In an early scene in Netflix’s new romantic comedy The Lovebirds, Issa Rae and Kumail Nanjiani’s titular couple, on the run from the law after a traumatic and deadly accident, pauses at a diner to ask one of life’s great questions: Why do diners give you leftover milkshake in those metal containers? “They can’t just measure it out?” Nanjiani’s character asks. “They don’t do that with other stuff. They’re not like, ’Here’s spaghetti and some more spaghetti on the side. We made too much for the spaghetti plate.’ ” So why are shakes served that way? We called up diner owners across the country to get to the bottom of this mystery.
The answer turned out to be more complicated than we anticipated—and involves several factors. Art Shibley, the owner of the Yours Truly diner in Hudson, Ohio, began by attributing it to Depression-era thinking and the principle of “waste not, want not.” “If you have that little bit of extra in there, don’t throw it out or wash it down the sink,” he told me. “You might as well give it to the customer.”

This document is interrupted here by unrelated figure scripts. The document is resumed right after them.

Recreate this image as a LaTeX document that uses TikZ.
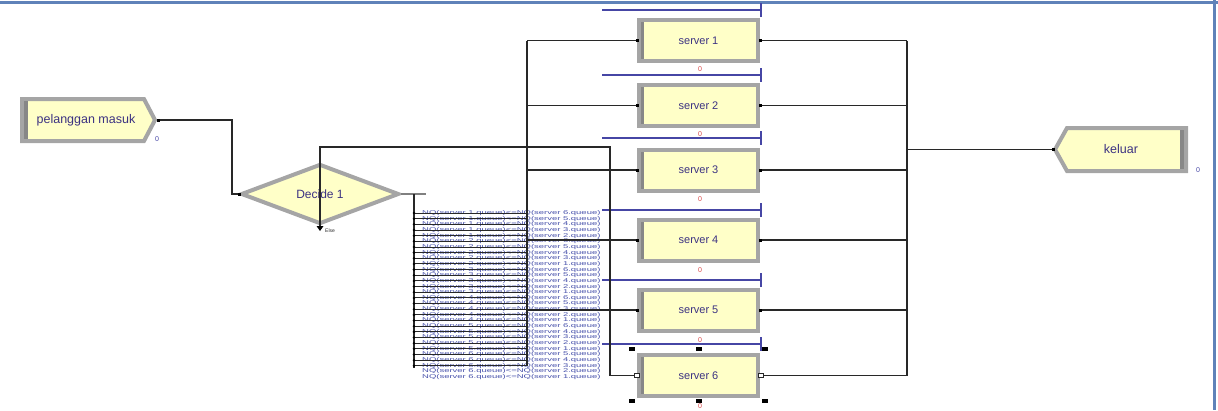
\documentclass[tikz,border=0pt]{standalone}
\usepackage{fontspec}
\setmainfont{Liberation Sans}
\usepackage{graphicx}
\usetikzlibrary{shapes.geometric}
\definecolor{modfill}{RGB}{255,255,200}
\definecolor{modgray}{RGB}{165,165,165}
\definecolor{modband}{RGB}{135,135,135}
\definecolor{txtblue}{RGB}{60,50,130}
\definecolor{qblue}{RGB}{70,70,165}
\definecolor{frameblue}{RGB}{95,130,185}
\definecolor{condblue}{RGB}{70,80,170}
\definecolor{redcnt}{RGB}{215,70,70}
\definecolor{linec}{RGB}{40,40,40}
\begin{document}
\begin{tikzpicture}[x=1pt,y=-1pt,
  conn/.style={draw=linec,line width=1.1pt},
  modshape/.style={draw=modgray,fill=modfill,line width=4pt},
  server/.style={modshape,rectangle,minimum width=119pt,minimum height=41pt,inner sep=0pt,
    text=txtblue,font=\fontsize{11}{12}\selectfont,
    path picture={\fill[modband] (path picture bounding box.north west) rectangle ([xshift=5pt]path picture bounding box.south west);}},
  decide/.style={modshape,diamond,aspect=2.5,minimum width=158pt,minimum height=60pt,inner sep=0pt,
    text=txtblue,font=\fontsize{12}{13}\selectfont},
  modtext/.style={text=txtblue,font=\fontsize{12.5}{13}\selectfont,inner sep=0pt},
  qline/.style={draw=qblue,line width=1.1pt},
  bluecnt/.style={text=qblue,font=\fontsize{7}{7}\selectfont,inner sep=0pt},
  redcount/.style={text=redcnt,font=\fontsize{7}{7}\selectfont,inner sep=0pt},
  cond/.style={text=condblue,font=\fontsize{5.5}{5.5}\selectfont,inner sep=0pt,anchor=west},
  handle/.style={fill=black}
]
\useasboundingbox (0,0) rectangle (1218,410);
% frame
\draw[frameblue,line width=3pt] (0,2.5) -- (1218,2.5);
\draw[frameblue,line width=3pt] (1214.5,0) -- (1214.5,410);

% create module
\filldraw[modshape,line join=miter] (22,99) -- (144,99) -- (155,120) -- (144,141) -- (22,141) -- cycle;
\fill[modband] (24,101) rectangle (28,139);
\node[modtext] (cre) at (86,120) {pelanggan masuk};
\coordinate (creout) at (158,120);
\node[bluecnt] (crecnt) at (157,139) {0};

% dispose module
\filldraw[modshape,line join=miter] (1055,149.5) -- (1067,128) -- (1186,128) -- (1186,171) -- (1067,171) -- cycle;
\fill[modband] (1180,130) rectangle (1184,169);
\node[modtext] (dis) at (1121,149.5) {keluar};
\coordinate (disin) at (1053,149.5);
\node[bluecnt] (discnt) at (1198,170) {0};

% decide
\node[decide] (dec) at (320,194) {Decide 1};
\node[font=\fontsize{5}{5}\selectfont,text=linec,inner sep=0pt,anchor=west] (else) at (325,231) {Else};

% servers
\node[server] (s1) at (698.5,40.5) {server 1};
\node[server] (s2) at (698.5,105.5) {server 2};
\node[server] (s3) at (698.5,170) {server 3};
\node[server] (s4) at (698.5,240) {server 4};
\node[server] (s5) at (698.5,310) {server 5};
\node[server] (s6) at (698.5,375.5) {server 6};

% queues
\foreach \q in {10,75,138,210,280,344}{
  \draw[qline] (602,\q) -- (761,\q);
  \draw[qline] (761,\q-7) -- (761,\q+7);
}
% busy counters
\foreach \r/\n in {69/a,134/b,199/c,270/d,340/e}{
  \node[redcount] (cnt\n) at (700,\r) {0};
}

% bus coordinates
\coordinate (nwbus) at (414,0);
\coordinate (bus) at (527,0);
\coordinate (outbus) at (907,0);

% create -> decide
\draw[conn] (creout) -- (232,120) |- (dec.west);
\fill[black] ([shift={(-1.5,-1.5)}]creout) rectangle +(3,3);
\fill[black] ([shift={(-1.5,-1.5)}]dec.west) rectangle +(3,3);

% else -> server 6
\draw[conn] (dec.south) -- (dec.south |- 0,147) -- (610,147) |- (s6.west);
\fill[black] (dec.south) ++(-3.5,0) -- ++(7,0) -- ++(-3.5,5) -- cycle;

% conditions
\draw[conn,draw=gray] (dec.east) -- (426,194);
\draw[conn] (414,194) -- (414,368);
\foreach \i/\j [count=\k from 0] in {1/6,1/5,1/4,1/3,1/2,2/6,2/5,2/4,2/3,2/1,3/6,3/5,3/4,3/2,3/1,4/6,4/5,4/3,4/2,4/1,5/6,5/4,5/3,5/2,5/1,6/5,6/4,6/3,6/2,6/1}{
  \pgfmathsetmacro\yy{213+5.66*\k}
  \node[cond] (cond\k) at (422,\yy) {\scalebox{1.72}[1]{NQ(server \i.queue)<=NQ(server \j.queue)}};
}
\foreach \k in {0,...,27}{
  \draw[conn,line width=0.9pt] (cond\k.west -| nwbus) -- (cond\k.west -| bus);
  \fill[black] (cond\k.west -| nwbus) circle (1.4);
}
\draw[conn] (s1.west -| bus) -- (bus |- cond27.west);
\foreach \s in {s1,s2,s3,s4,s5}{
  \draw[conn] (\s.west -| bus) -- (\s.west);
  \fill[black] ([shift={(-1.5,-1.5)}]\s.west) rectangle +(3,3);
}

% outputs
\draw[conn] (s1.east -| outbus) -- (s6.east -| outbus);
\foreach \s in {s1,s2,s3,s4,s5,s6}{
  \draw[conn] (\s.east) -- (\s.east -| outbus);
}
\foreach \s in {s1,s2,s3,s4,s5}{
  \fill[black] ([shift={(-1.5,-1.5)}]\s.east) rectangle +(3,3);
}
\draw[conn] (disin -| outbus) -- (disin);
\fill[black] ([shift={(-1.5,-1.5)}]disin) rectangle +(3,3);

% server 6 selected: open connection points and handles
\filldraw[fill=white,draw=linec,line width=0.8pt] ([shift={(-3,-2)}]s6.west) rectangle +(5,4);
\filldraw[fill=white,draw=linec,line width=0.8pt] ([shift={(-2,-2)}]s6.east) rectangle +(5,4);
\foreach \hx in {632,699,765}{
  \foreach \hy in {349,401}{
    \fill[handle] (\hx-3,\hy-2) rectangle (\hx+3,\hy+2);
  }
}
\node[redcount] (cntf) at (700,406) {0};
\end{tikzpicture}
\end{document}
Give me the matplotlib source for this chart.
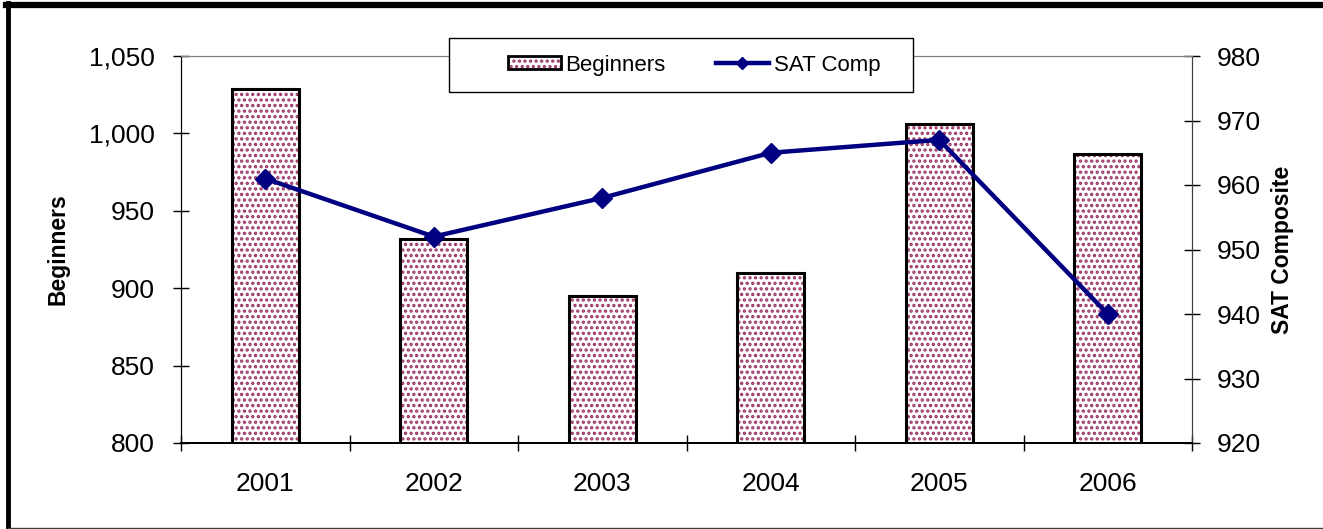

But, as The Lovebirds suggests, this alone doesn’t answer the question. Why couldn’t the person making the shake then simply measure out the right amount of ice cream, ice, and milk to fit the glass? “Measuring out ice cream is not all that straightforward,” Shibley explained. “For example, we put almost three scoops in each shake, but the scoop sizes aren’t all exactly the same. Some have more, some have less. And if the ice cream is soft, it will change the amount you end up with. Plus, we don’t measure the milk exactly. We just eyeball it.” When asked why they haven’t found a way to be more precise, Shibley answered, “It’s just the way we’ve always done it,” adding “who wouldn’t want a little extra milkshake?”
Gus Laggis, who has owned Bridgehampton, New York’s Candy Kitchen diner since 1981, had a different take. The milkshake left in the metal cup wasn’t “extra” at all, he said, but rather part of a single serving. “We make the milkshakes all one size with the machine and then we serve them in the metal cup with a glass on the side. If there are two people sharing, we serve two glasses.” Why not serve the concoction in a bigger glass? Laggis brushed off the question. “Why would we buy bigger glasses? Just so people don’t have to pour from the metal cup? Isn’t that part of the fun?” The point about sharing, also, is an interesting one. Perhaps one reason for the large size of standard commercial milkshake makers, many of which use stainless steel cups of 28 or 30 ounces, is that they were designed with sharing in mind. We reached out to Hamilton Beach, maker of some of the most classic milkshake mixers, for comment, but received no response.
Even setting the aside why a milkshake would be served in two containers, why would the extra be served in the metal container, specifically? After all, what other food can you think of that is served in the container it was made in? Eggs are not usually served on frying pans. One possibility is that it is more efficient than dirtying another dish, and diners, which are known and loved for their simple, inexpensive food and down-to-earth attitude, tend to prioritize efficiency over presentation. But Laggis also added that there may be another practical reason for using the metal cup: It helps to keep the milkshake cold for a little longer, he says, which keeps it from melting to soup before it arrives at your booth.
Plus, at this point, some diner customers have come to expect the extra milkshake. To them, those few additional ounces of frozen goodness feel less like a bonus than an essential part of one’s order. In a 1994 article on the history of the milkshake in the Baltimore Sun, Jacques Kelly wrote about this phenomenon: “Any milkshake served solo in a plain glass without the metal sidecar wasn’t worth paying for.”
In the end, there was no single explanation, but rather the answer involved a variety of factors—temperature, efficiency, the difficulty of measuring ice cream, and a desire to avoid waste—mixed together. One final factor may be every diner’s secret ingredient: nostalgia. The diner experience is largely predicated on America’s sentimental memories of the old-fashioned drug stores and soda shops of the middle of the 20th century, and they trade less in innovation than a comforting sense of tradition. At the end of our conversation, Shibley paused and thought for a moment. “It’s hard to answer the why,” he told me. “I’m not sure why exactly. It’s just how it’s done. It’s the way we’ve always done it.”